BAD: But they are the same material drawn from the earlier albums, presented in much the same way as before. Despite our adding all these songs you might have thought the show was the same as the last time. We need to think about the staging of any future appearances. Most of the ‘industrial dance’ bands we align with have stage shows involving costumes, radio microphones, masks and fog. We’re never going to take that up (not being an ‘industrial dance’ band) but the dynamism of the stage needs addressing.
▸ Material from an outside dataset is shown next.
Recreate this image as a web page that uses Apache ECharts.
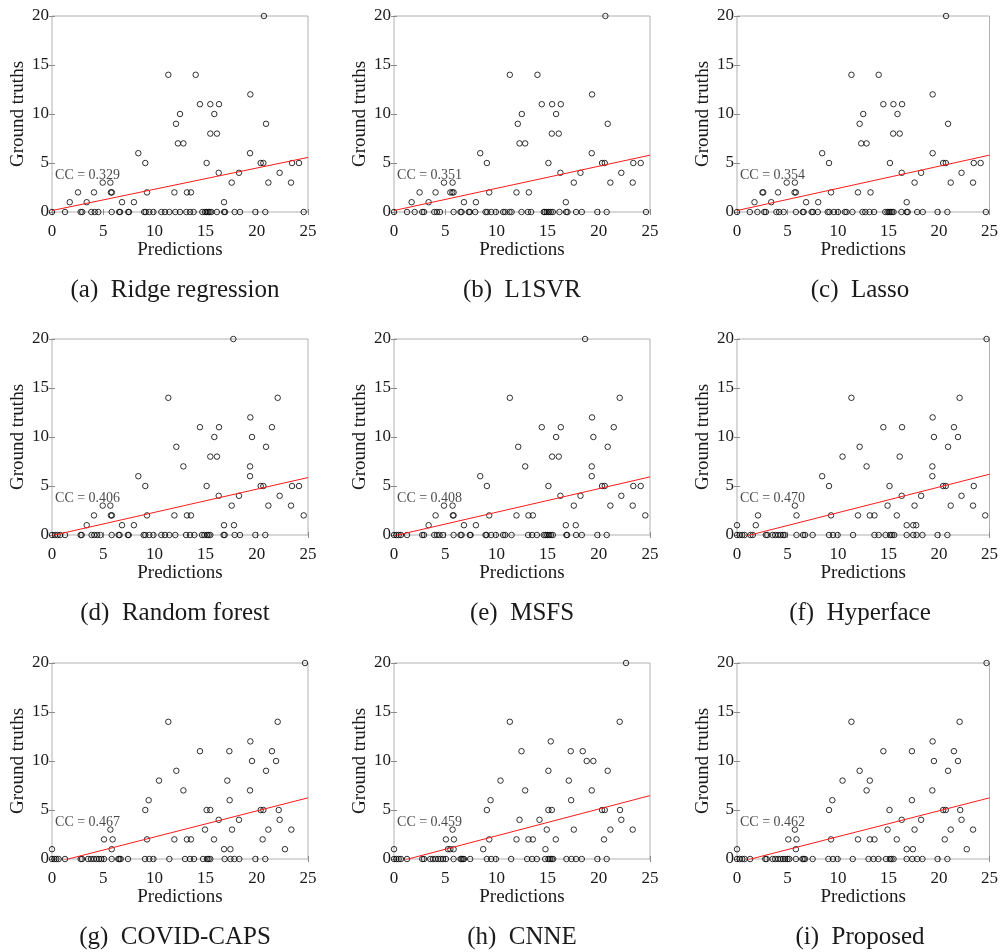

To perform in the USA costs international airfares and the wildly expensive P1 visa process. Carting our bodies across the planet uses up money that could fund a stage show. And that’s maintaining the bare minimum – two people with suitcases, borrowed equipment. Unless our income jumps dramatically, we’re in a bind where the show has reached a production cost limit.

Puppets

Right now we prefer that people look at the video and not at us. We are the puppeteers, and the puppets are the show. But it may be time that the musicians enter the screen, and are visible as part of that virtual space. That way we can be seen to perform on all the weird and wonderful instruments we simulate on computers now, as part of a coherent presentation filling the audience viewpoint.

This has some difficult implications: the video has to be live, in real time on stage. We have to be able to position ourselves in a virtual set, but won’t know the stage beforehand. The process has to be fast, minimal latency. The system has to tolerate human errors.

The advantages are many. Two of the players can be present, others could be remote, recorded or simulated, so that you can have a full band. In some case all the players could be remote – although that leads to “where’s the beef?” problems where the audience needs meat on stage to feel fully satisfied. But that meat could be made in the USA – a local operator not needing airfares or a P1. After all if it works for Gorillaz & Daft Punk why not us?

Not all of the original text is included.